To them, they're coaches, period.

"I think the nice thing about all of this right now is that kind of title doesn't matter," Locust told media. "M.J. (Maral Javadifar) and I are here to help Tampa Bay win. It wouldn't matter if we're second in or 273rd in -- we acknowledge the fact there hasn't been many before us but it's not anything we kind of keep in the forefront of what we do on a daily basis."

Both being exceedingly qualified to do their jobs, which includes Javadifar having the additional rarity of being one of only a few strength and conditioning coaches in the NFL who has a doctoral degree in physical therapy, they must balance being the trailblazers they are with all that comes with it -- which is to say every light has an accompanying shadow. For Locust and Javadifar, one such shadow lies in how -- from their standpoint -- it feels as if the world believes they appeared out of thin air when that's not the case.

There are stories like theirs budding as we speak, but, considered to be a part of the first wave through the NFL door, they understand what all comes with it. That said, Locust makes it clear there are more women on the way, and they'd probably be here already if not for the impact of COVID-19 in 2020. Just last year, offensive assistant Katie Sowers broke gender barriers by becoming the first female coach to make it to the Super Bowl with the San Francisco 49ers -- hopefully the trend only continues.

And while Sowers saw her team fall just short against the Chiefs one year ago, Locust and Javadifar were on the winning side the Patrick Mahomes equation.

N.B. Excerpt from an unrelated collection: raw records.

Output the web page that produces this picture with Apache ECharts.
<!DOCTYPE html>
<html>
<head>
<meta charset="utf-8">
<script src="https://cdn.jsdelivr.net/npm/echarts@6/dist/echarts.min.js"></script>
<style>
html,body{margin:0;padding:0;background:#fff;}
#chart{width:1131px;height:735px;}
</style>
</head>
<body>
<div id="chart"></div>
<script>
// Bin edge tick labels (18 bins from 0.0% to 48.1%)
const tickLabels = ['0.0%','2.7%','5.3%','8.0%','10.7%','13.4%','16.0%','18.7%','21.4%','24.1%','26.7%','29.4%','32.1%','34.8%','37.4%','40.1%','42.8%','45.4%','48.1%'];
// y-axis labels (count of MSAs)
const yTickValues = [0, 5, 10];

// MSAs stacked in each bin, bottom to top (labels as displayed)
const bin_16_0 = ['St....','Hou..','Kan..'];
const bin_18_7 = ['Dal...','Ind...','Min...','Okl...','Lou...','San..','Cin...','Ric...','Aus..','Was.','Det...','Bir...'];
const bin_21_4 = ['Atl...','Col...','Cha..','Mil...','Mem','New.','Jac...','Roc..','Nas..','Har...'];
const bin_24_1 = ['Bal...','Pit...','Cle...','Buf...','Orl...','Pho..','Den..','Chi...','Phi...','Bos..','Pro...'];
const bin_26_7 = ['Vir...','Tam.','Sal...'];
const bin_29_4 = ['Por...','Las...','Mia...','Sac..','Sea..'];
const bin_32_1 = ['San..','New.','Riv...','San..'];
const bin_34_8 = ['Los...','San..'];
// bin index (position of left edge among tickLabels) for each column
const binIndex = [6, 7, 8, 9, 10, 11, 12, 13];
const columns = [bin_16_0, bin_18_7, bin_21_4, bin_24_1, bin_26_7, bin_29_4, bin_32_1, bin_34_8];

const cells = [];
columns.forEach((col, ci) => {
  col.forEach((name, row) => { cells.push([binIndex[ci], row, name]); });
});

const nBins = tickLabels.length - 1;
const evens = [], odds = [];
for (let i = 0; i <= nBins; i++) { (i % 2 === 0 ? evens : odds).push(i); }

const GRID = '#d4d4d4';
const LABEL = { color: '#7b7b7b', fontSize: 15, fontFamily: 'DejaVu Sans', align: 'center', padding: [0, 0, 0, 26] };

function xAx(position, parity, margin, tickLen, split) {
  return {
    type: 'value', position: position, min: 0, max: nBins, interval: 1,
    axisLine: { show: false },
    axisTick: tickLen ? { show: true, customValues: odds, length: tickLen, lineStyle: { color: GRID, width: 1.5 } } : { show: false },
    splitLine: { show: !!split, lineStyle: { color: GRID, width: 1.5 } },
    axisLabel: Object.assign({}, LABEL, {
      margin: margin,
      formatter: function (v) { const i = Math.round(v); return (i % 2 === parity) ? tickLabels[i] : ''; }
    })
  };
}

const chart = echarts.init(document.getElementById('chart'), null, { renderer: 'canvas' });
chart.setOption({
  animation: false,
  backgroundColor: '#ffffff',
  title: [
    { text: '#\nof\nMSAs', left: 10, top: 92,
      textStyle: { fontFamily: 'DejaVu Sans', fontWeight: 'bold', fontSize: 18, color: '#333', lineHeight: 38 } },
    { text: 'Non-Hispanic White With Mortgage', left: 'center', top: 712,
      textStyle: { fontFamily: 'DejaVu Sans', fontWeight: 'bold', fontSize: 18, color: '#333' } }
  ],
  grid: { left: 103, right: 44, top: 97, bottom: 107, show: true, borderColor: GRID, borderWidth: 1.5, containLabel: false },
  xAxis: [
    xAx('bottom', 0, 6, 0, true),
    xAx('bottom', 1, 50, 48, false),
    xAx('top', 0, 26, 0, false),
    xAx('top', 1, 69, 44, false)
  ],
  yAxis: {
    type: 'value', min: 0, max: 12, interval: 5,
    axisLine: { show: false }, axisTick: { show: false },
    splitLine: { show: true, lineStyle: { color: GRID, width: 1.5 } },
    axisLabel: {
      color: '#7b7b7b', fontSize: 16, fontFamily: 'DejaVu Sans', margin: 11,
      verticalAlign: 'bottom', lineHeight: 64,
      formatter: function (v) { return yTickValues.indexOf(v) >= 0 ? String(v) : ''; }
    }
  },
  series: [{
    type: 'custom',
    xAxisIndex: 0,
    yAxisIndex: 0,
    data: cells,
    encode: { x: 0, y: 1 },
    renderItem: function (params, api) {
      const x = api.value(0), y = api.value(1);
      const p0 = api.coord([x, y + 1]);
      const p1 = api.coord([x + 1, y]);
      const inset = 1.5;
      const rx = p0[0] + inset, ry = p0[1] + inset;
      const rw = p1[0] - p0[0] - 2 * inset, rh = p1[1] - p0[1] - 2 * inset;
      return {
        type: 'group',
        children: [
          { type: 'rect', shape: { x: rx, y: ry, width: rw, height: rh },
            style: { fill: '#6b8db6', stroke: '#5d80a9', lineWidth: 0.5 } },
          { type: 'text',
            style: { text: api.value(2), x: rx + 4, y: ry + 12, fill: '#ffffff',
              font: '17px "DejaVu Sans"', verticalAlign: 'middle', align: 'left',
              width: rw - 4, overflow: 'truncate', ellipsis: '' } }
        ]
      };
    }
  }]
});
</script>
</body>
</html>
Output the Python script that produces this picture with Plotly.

"You have to understand there's a blessing and a curse with media coverage in regards to women coaches," Locust said. "Because what it looks like sometimes is that we've just sprung up out of nowhere, whereas there are hundreds of women that are at various levels of football whether high school, college, semi-pro and they've been kind of out there doing it on their own and earning those positions on their own without any help from anyone else. 

" ... I feel if Covid hadn't hit you'd have seen so many more women in the league this year, whether internships or straight hires. I think that it's just shining a light now back on the women that are already out there."

Time will tell who'll join them in the NFL ranks for the 2021 season and beyond but, as for now, it was the Bucs making history in all the right ways on Sunday. When factoring this in with the depth of African-American roots also present on Bruce Arians' staff -- Tampa Bay has set a bar most other teams have been seemingly allergic to for a long time now.

And it helped them hoist their first Lombardi trophy in nearly 20 years.